Task goal>
Render the material again word for word, skipping the pictures in it.

Source excerpt>

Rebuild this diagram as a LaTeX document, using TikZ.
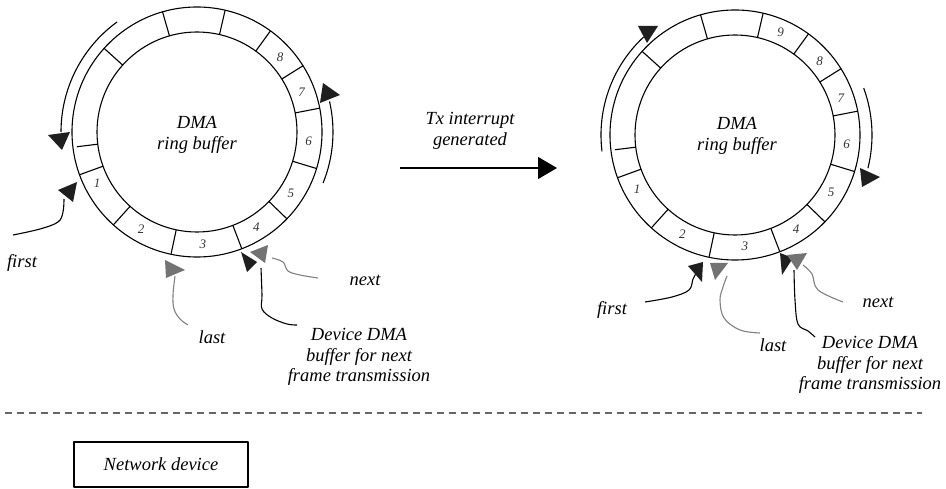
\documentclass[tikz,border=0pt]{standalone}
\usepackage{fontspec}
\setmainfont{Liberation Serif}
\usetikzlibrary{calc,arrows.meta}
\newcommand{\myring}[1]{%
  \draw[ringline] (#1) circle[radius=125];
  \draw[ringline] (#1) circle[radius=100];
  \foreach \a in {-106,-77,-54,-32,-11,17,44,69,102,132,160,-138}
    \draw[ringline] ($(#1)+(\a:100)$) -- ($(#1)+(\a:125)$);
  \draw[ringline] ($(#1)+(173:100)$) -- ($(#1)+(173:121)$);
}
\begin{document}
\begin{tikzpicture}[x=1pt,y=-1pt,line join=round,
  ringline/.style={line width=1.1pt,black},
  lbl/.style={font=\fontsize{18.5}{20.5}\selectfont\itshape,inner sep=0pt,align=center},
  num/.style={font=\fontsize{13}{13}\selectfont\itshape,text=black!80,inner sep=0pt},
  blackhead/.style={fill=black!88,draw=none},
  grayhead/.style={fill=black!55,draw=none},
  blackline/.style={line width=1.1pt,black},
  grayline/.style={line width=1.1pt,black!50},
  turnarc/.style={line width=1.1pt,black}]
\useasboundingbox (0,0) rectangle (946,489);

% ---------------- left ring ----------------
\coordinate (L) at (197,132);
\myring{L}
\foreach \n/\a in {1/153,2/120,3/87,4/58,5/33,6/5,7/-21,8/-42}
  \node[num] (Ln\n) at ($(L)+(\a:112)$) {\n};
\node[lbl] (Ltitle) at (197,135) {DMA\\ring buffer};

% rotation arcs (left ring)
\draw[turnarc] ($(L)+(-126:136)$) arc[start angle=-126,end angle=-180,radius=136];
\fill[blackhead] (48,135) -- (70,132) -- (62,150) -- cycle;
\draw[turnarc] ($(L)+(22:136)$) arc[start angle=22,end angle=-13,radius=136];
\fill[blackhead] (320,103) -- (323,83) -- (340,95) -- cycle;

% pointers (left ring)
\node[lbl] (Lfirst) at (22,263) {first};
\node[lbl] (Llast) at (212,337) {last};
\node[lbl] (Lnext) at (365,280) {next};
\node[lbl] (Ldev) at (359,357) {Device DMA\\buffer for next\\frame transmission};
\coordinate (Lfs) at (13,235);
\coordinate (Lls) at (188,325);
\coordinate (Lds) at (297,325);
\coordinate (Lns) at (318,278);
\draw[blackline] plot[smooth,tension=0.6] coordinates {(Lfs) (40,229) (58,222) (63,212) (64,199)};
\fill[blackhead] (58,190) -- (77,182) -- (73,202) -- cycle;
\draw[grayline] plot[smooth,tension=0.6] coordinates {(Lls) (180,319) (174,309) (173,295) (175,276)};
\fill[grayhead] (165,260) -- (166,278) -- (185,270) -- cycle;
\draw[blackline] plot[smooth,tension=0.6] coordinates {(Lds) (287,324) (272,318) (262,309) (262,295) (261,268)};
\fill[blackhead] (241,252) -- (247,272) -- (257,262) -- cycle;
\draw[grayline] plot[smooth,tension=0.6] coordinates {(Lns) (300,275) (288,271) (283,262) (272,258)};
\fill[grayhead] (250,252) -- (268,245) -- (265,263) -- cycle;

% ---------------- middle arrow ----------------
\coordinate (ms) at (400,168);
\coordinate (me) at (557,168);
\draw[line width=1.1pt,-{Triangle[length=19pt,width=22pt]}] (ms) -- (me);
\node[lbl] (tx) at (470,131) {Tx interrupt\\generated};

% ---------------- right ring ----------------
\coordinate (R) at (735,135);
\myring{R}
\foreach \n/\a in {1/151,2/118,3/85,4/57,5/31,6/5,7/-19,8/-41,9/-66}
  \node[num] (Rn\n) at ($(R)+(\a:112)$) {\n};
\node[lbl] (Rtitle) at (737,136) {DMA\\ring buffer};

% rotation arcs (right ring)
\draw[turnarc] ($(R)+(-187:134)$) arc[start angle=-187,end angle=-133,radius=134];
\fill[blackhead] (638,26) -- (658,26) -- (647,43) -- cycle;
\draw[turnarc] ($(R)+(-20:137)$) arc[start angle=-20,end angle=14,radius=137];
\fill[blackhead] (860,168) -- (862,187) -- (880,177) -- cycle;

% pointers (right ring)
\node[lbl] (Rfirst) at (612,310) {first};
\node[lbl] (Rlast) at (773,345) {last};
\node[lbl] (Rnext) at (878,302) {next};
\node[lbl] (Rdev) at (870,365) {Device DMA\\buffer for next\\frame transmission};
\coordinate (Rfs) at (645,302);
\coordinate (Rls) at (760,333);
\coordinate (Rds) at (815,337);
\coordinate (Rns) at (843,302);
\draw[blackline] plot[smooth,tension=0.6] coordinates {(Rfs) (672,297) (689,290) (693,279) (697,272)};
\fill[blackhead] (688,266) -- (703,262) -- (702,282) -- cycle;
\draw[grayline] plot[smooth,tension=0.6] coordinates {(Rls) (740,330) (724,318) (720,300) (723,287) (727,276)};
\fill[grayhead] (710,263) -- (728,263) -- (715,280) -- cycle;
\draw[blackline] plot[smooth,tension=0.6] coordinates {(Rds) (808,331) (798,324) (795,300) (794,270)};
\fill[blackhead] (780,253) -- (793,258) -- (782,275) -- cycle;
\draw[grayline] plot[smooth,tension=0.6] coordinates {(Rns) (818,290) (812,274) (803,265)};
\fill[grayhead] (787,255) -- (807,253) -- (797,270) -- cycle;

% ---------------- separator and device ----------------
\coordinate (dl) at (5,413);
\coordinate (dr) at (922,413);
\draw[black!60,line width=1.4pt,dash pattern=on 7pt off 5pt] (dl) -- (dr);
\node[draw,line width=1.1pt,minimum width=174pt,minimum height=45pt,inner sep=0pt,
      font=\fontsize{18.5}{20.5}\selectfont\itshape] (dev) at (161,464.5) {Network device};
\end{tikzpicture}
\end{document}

Result of the exercise>
Rebuild this diagram as a LaTeX document, using TikZ.
\documentclass[tikz,border=0pt]{standalone}
\usepackage{fontspec}
\setmainfont{Liberation Serif}
\usetikzlibrary{calc,arrows.meta}
\newcommand{\myring}[1]{%
  \draw[ringline] (#1) circle[radius=125];
  \draw[ringline] (#1) circle[radius=100];
  \foreach \a in {-106,-77,-54,-32,-11,17,44,69,102,132,160,-138}
    \draw[ringline] ($(#1)+(\a:100)$) -- ($(#1)+(\a:125)$);
  \draw[ringline] ($(#1)+(173:100)$) -- ($(#1)+(173:121)$);
}
\begin{document}
\begin{tikzpicture}[x=1pt,y=-1pt,line join=round,
  ringline/.style={line width=1.1pt,black},
  lbl/.style={font=\fontsize{18.5}{20.5}\selectfont\itshape,inner sep=0pt,align=center},
  num/.style={font=\fontsize{13}{13}\selectfont\itshape,text=black!80,inner sep=0pt},
  blackhead/.style={fill=black!88,draw=none},
  grayhead/.style={fill=black!55,draw=none},
  blackline/.style={line width=1.1pt,black},
  grayline/.style={line width=1.1pt,black!50},
  turnarc/.style={line width=1.1pt,black}]
\useasboundingbox (0,0) rectangle (946,489);

% ---------------- left ring ----------------
\coordinate (L) at (197,132);
\myring{L}
\foreach \n/\a in {1/153,2/120,3/87,4/58,5/33,6/5,7/-21,8/-42}
  \node[num] (Ln\n) at ($(L)+(\a:112)$) {\n};
\node[lbl] (Ltitle) at (197,135) {DMA\\ring buffer};

% rotation arcs (left ring)
\draw[turnarc] ($(L)+(-126:136)$) arc[start angle=-126,end angle=-180,radius=136];
\fill[blackhead] (48,135) -- (70,132) -- (62,150) -- cycle;
\draw[turnarc] ($(L)+(22:136)$) arc[start angle=22,end angle=-13,radius=136];
\fill[blackhead] (320,103) -- (323,83) -- (340,95) -- cycle;

% pointers (left ring)
\node[lbl] (Lfirst) at (22,263) {first};
\node[lbl] (Llast) at (212,337) {last};
\node[lbl] (Lnext) at (365,280) {next};
\node[lbl] (Ldev) at (359,357) {Device DMA\\buffer for next\\frame transmission};
\coordinate (Lfs) at (13,235);
\coordinate (Lls) at (188,325);
\coordinate (Lds) at (297,325);
\coordinate (Lns) at (318,278);
\draw[blackline] plot[smooth,tension=0.6] coordinates {(Lfs) (40,229) (58,222) (63,212) (64,199)};
\fill[blackhead] (58,190) -- (77,182) -- (73,202) -- cycle;
\draw[grayline] plot[smooth,tension=0.6] coordinates {(Lls) (180,319) (174,309) (173,295) (175,276)};
\fill[grayhead] (165,260) -- (166,278) -- (185,270) -- cycle;
\draw[blackline] plot[smooth,tension=0.6] coordinates {(Lds) (287,324) (272,318) (262,309) (262,295) (261,268)};
\fill[blackhead] (241,252) -- (247,272) -- (257,262) -- cycle;
\draw[grayline] plot[smooth,tension=0.6] coordinates {(Lns) (300,275) (288,271) (283,262) (272,258)};
\fill[grayhead] (250,252) -- (268,245) -- (265,263) -- cycle;

% ---------------- middle arrow ----------------
\coordinate (ms) at (400,168);
\coordinate (me) at (557,168);
\draw[line width=1.1pt,-{Triangle[length=19pt,width=22pt]}] (ms) -- (me);
\node[lbl] (tx) at (470,131) {Tx interrupt\\generated};

% ---------------- right ring ----------------
\coordinate (R) at (735,135);
\myring{R}
\foreach \n/\a in {1/151,2/118,3/85,4/57,5/31,6/5,7/-19,8/-41,9/-66}
  \node[num] (Rn\n) at ($(R)+(\a:112)$) {\n};
\node[lbl] (Rtitle) at (737,136) {DMA\\ring buffer};

% rotation arcs (right ring)
\draw[turnarc] ($(R)+(-187:134)$) arc[start angle=-187,end angle=-133,radius=134];
\fill[blackhead] (638,26) -- (658,26) -- (647,43) -- cycle;
\draw[turnarc] ($(R)+(-20:137)$) arc[start angle=-20,end angle=14,radius=137];
\fill[blackhead] (860,168) -- (862,187) -- (880,177) -- cycle;

% pointers (right ring)
\node[lbl] (Rfirst) at (612,310) {first};
\node[lbl] (Rlast) at (773,345) {last};
\node[lbl] (Rnext) at (878,302) {next};
\node[lbl] (Rdev) at (870,365) {Device DMA\\buffer for next\\frame transmission};
\coordinate (Rfs) at (645,302);
\coordinate (Rls) at (760,333);
\coordinate (Rds) at (815,337);
\coordinate (Rns) at (843,302);
\draw[blackline] plot[smooth,tension=0.6] coordinates {(Rfs) (672,297) (689,290) (693,279) (697,272)};
\fill[blackhead] (688,266) -- (703,262) -- (702,282) -- cycle;
\draw[grayline] plot[smooth,tension=0.6] coordinates {(Rls) (740,330) (724,318) (720,300) (723,287) (727,276)};
\fill[grayhead] (710,263) -- (728,263) -- (715,280) -- cycle;
\draw[blackline] plot[smooth,tension=0.6] coordinates {(Rds) (808,331) (798,324) (795,300) (794,270)};
\fill[blackhead] (780,253) -- (793,258) -- (782,275) -- cycle;
\draw[grayline] plot[smooth,tension=0.6] coordinates {(Rns) (818,290) (812,274) (803,265)};
\fill[grayhead] (787,255) -- (807,253) -- (797,270) -- cycle;

% ---------------- separator and device ----------------
\coordinate (dl) at (5,413);
\coordinate (dr) at (922,413);
\draw[black!60,line width=1.4pt,dash pattern=on 7pt off 5pt] (dl) -- (dr);
\node[draw,line width=1.1pt,minimum width=174pt,minimum height=45pt,inner sep=0pt,
      font=\fontsize{18.5}{20.5}\selectfont\itshape] (dev) at (161,464.5) {Network device};
\end{tikzpicture}
\end{document}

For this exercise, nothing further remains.